Reducing violence and achieving SDG 16 through diplomacy – Interview with David Steven, NYU

Addressing the Sustainable Development Goal 16 – on Peace, Justice and Strong Institutions – may feel like an uphill battle, as, globally, violence continuously escalates.

"Through the SDGs the world promised to significantly reduce all forms of violence everywhere – so conflict violence, violence against women, violence against children, criminal violence. But we're seeing adverse trends on many forms of violence and unless we get serious about violence, we have no hopes of delivering the SDGs.

Foreign policy has a critical role to play. We've traditionally seen the MDGs as a development agenda, but the SDGs are much more political. They rely on very different relationships between countries. There's a role for rich countries, for middle income countries, for poor countries, so we really need diplomats to be the operating system to wire together countries to be effective.

The ‘Pathfinders for Peaceful, Just and Inclusive Societies’ is a group of member states and other partners who've come together to try and get serious about the implementation of the SDG targets for peace, justice and inclusion. They want to demonstrate that change is possible; that we can reduce violence, that we can increase justice, that we can build more inclusive societies in very practical ways and their hope is that if they can show that it can be done, then other countries will follow their example.

The thing about the SDG16’s targets is that the problems look very daunting. So if we talk too much about the problems it breeds a sense of fatalism. So are our objective has always been to talk about solutions, to talk about the evidence of what works and to try and make it as practical and as actionable as possible.
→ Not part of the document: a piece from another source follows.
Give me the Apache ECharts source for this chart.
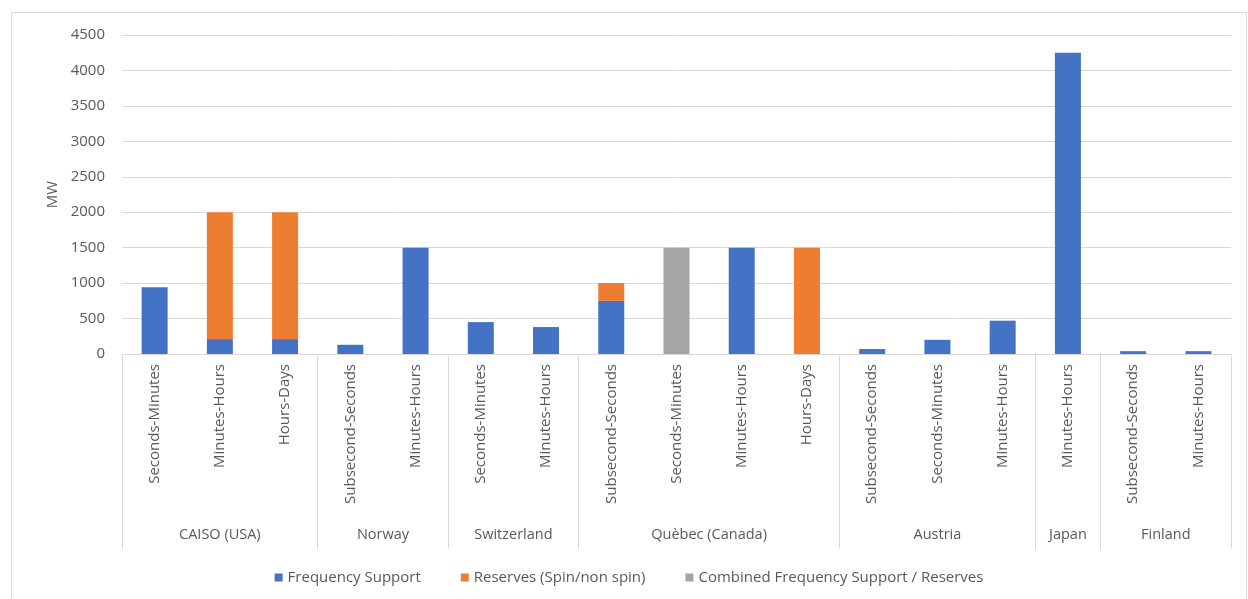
<!DOCTYPE html>
<html>
<head>
<meta charset="utf-8">
<script src="https://cdn.jsdelivr.net/npm/echarts@6/dist/echarts.min.js"></script>
<style>
  html, body { margin: 0; padding: 0; background: #fff; }
  #chart { position: absolute; left: 11px; top: 12px; width: 1236px; height: 588px;
           border: 1px solid #d9d9d9; box-sizing: border-box; }
</style>
</head>
<body>
<div id="chart"></div>
<script>
// sub-categories (time scale) and their groups (region)
var periods = ['Seconds-Minutes', 'Minutes-Hours', 'Hours-Days',
  'Subsecond-Seconds', 'Minutes-Hours',
  'Seconds-Minutes', 'Minutes-Hours',
  'Subsecond-Seconds', 'Seconds-Minutes', 'Minutes-Hours', 'Hours-Days',
  'Subsecond-Seconds', 'Seconds-Minutes', 'Minutes-Hours',
  'Minutes-Hours',
  'Subsecond-Seconds', 'Minutes-Hours'];
var regions = ['CAISO (USA)', 'Norway', 'Switzerland', 'Quèbec (Canada)', 'Austria', 'Japan', 'Finland'];
var regionSizes = [3, 2, 2, 4, 3, 1, 2];

var freqSupport = [940, 210, 210, 130, 1500, 450, 380, 750, 0, 1500, 0, 70, 200, 470, 4250, 40, 40];
var reserves    = [0, 1790, 1790, 0, 0, 0, 0, 250, 0, 0, 1500, 0, 0, 0, 0, 0, 0];
var combined    = [0, 0, 0, 0, 0, 0, 0, 0, 1500, 0, 0, 0, 0, 0, 0, 0, 0];

var yTicks = { min: 0, max: 4500, step: 500 };

// group boundaries and centers on a 0..N value scale
var bounds = [0], centers = [], nameAt = {};
regionSizes.forEach(function (n, i) {
  var start = bounds[bounds.length - 1];
  bounds.push(start + n);
  var c = start + n / 2;
  centers.push(c);
  nameAt[c] = regions[i];
});

var txt = '#595959';
var font = 'Open Sans';

var chart = echarts.init(document.getElementById('chart'));
chart.setOption({
  textStyle: { fontFamily: font },
  grid: { left: 110, right: 15, top: 22, bottom: 245 },
  legend: {
    bottom: 9,
    left: 'center',
    itemWidth: 8, itemHeight: 8, itemGap: 40,
    icon: 'rect',
    textStyle: { color: txt, fontSize: 15, fontFamily: font },
    data: ['Frequency Support', 'Reserves (Spin/non spin)', 'Combined Frequency Support / Reserves']
  },
  xAxis: [{
    type: 'category',
    data: periods,
    axisLine: { lineStyle: { color: '#d9d9d9' } },
    axisTick: { show: false },
    axisLabel: { rotate: 90, color: txt, fontSize: 15, margin: 10, interval: 0 }
  }, {
    type: 'value',
    position: 'bottom',
    min: 0, max: periods.length,
    axisLine: { show: false },
    splitLine: { show: false },
    axisTick: { show: true, customValues: bounds, length: 195, lineStyle: { color: '#d9d9d9' } },
    axisLabel: {
      customValues: centers, color: txt, fontSize: 14.5, margin: 173,
      formatter: function (v) { return nameAt[v] || ''; }
    }
  }],
  yAxis: {
    type: 'value',
    min: yTicks.min, max: yTicks.max, interval: yTicks.step,
    name: 'MW', nameLocation: 'middle', nameGap: 62,
    nameTextStyle: { color: txt, fontSize: 15 },
    axisLine: { show: false },
    axisTick: { show: false },
    axisLabel: { color: txt, fontSize: 15, margin: 17, formatter: function (v) { return String(v); } },
    splitLine: { lineStyle: { color: '#d9d9d9' } }
  },
  series: [{
    name: 'Frequency Support', type: 'bar', stack: 'mw', barWidth: 26,
    itemStyle: { color: '#4472C4' },
    data: freqSupport
  }, {
    name: 'Reserves (Spin/non spin)', type: 'bar', stack: 'mw', barWidth: 26,
    itemStyle: { color: '#ED7D31' },
    data: reserves
  }, {
    name: 'Combined Frequency Support / Reserves', type: 'bar', stack: 'mw', barWidth: 26,
    itemStyle: { color: '#A5A5A5' },
    data: combined
  }]
});
</script>
</body>
</html>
What we see in this new volume about how the SDGs and foreign policy can come together is a really interesting collection of new ideas. We see a strong focus on climate. We see a strong focus on fragile states or the countries that are most at risk of being are being left behind. We see a real challenge for diplomats to think about how they can work in very different ways, not just narrow bilateral relations, but really thinking about some of these big global issues and how they can help solve them."